## Available records
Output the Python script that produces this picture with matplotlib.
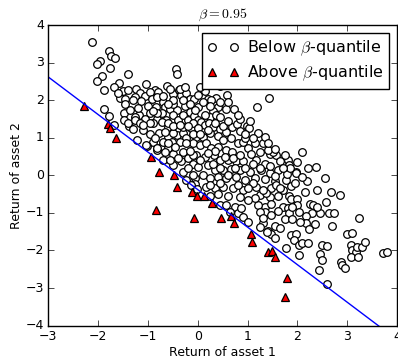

* * *

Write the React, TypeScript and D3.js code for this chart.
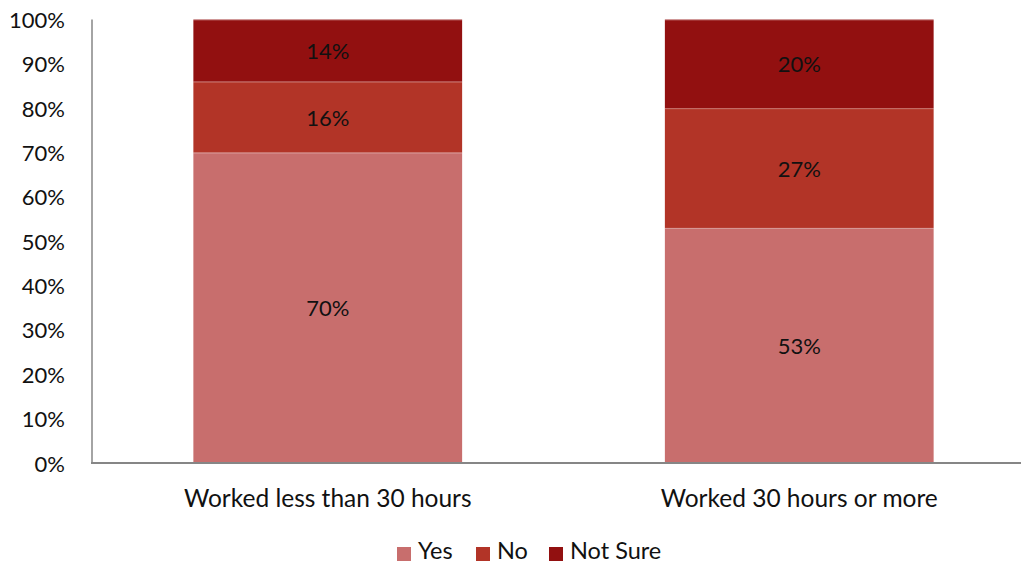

--

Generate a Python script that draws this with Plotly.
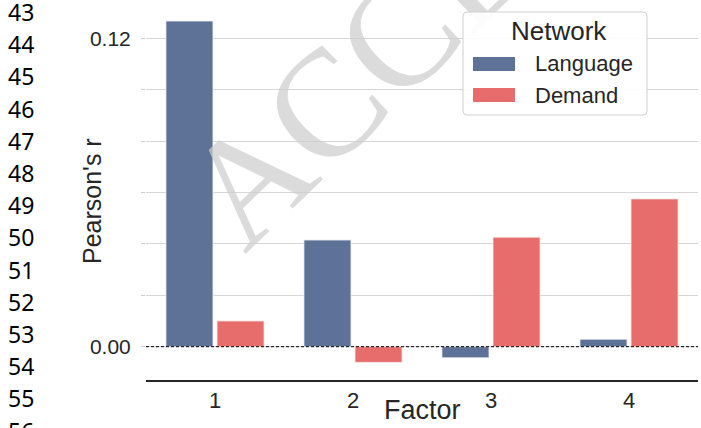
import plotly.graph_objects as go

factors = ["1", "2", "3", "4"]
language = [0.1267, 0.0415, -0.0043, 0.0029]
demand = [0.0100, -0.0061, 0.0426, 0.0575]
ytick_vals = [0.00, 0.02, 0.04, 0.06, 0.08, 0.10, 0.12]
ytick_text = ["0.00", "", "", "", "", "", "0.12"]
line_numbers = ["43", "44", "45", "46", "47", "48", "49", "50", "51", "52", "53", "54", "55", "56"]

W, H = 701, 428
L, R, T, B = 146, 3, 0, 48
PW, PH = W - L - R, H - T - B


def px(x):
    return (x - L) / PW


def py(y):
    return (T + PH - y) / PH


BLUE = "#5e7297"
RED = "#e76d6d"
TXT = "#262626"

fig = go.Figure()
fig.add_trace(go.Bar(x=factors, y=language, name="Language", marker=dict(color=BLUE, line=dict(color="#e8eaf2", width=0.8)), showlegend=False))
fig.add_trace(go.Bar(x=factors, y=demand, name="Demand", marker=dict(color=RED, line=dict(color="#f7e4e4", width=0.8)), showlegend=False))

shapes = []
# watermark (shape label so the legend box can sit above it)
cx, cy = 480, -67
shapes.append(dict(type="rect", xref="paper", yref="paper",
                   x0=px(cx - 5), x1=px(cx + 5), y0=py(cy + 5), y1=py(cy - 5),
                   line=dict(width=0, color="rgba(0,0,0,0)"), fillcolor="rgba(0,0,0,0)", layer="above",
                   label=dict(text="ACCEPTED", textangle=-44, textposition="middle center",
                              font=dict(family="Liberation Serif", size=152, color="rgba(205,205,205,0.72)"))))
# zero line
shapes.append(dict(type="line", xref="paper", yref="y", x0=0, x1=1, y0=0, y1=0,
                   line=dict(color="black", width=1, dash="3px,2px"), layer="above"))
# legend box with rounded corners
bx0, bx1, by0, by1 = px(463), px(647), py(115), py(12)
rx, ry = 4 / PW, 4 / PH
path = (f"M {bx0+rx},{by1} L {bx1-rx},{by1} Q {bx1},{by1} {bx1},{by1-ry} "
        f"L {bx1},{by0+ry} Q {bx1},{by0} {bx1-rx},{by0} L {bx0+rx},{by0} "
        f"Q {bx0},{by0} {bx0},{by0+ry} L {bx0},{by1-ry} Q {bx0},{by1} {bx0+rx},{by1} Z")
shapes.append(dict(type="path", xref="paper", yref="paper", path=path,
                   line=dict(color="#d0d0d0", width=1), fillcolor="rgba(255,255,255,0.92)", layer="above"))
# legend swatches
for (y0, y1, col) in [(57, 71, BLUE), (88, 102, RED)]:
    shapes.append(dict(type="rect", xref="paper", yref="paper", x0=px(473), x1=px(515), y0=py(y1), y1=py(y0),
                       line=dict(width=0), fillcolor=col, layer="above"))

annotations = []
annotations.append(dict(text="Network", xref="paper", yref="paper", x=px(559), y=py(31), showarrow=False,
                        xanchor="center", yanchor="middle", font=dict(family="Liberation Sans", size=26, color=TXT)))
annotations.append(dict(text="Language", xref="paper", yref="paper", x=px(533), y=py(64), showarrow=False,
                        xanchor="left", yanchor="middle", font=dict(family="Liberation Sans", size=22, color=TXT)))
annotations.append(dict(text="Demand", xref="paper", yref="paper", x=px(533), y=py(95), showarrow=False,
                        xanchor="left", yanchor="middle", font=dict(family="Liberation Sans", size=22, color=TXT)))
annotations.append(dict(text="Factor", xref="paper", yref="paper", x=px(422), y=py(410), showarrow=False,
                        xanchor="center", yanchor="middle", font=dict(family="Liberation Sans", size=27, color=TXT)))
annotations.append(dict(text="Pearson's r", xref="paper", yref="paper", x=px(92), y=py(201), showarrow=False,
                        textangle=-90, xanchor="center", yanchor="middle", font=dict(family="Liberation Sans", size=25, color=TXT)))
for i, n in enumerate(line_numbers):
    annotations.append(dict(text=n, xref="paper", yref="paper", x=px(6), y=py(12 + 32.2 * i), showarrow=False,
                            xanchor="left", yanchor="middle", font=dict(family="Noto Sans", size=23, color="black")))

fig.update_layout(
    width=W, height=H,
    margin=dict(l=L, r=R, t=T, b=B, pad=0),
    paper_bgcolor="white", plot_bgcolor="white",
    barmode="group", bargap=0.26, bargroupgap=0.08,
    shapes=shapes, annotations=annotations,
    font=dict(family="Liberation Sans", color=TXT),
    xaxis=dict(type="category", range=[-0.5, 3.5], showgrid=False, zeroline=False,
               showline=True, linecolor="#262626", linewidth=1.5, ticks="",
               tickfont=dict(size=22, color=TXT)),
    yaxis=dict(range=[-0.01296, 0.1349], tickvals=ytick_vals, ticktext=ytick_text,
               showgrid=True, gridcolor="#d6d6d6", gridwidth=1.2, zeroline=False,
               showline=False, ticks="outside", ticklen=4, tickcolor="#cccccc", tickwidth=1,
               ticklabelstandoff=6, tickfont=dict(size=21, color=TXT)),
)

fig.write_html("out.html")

## Goal of the exercise
Retype, word for word, only the lines from the one containing "Generate a Python" through the one containing "import plotly.graph_objects as go", both included, and leave out any pictures.

## Answer
Generate a Python script that draws this with Plotly.
import plotly.graph_objects as go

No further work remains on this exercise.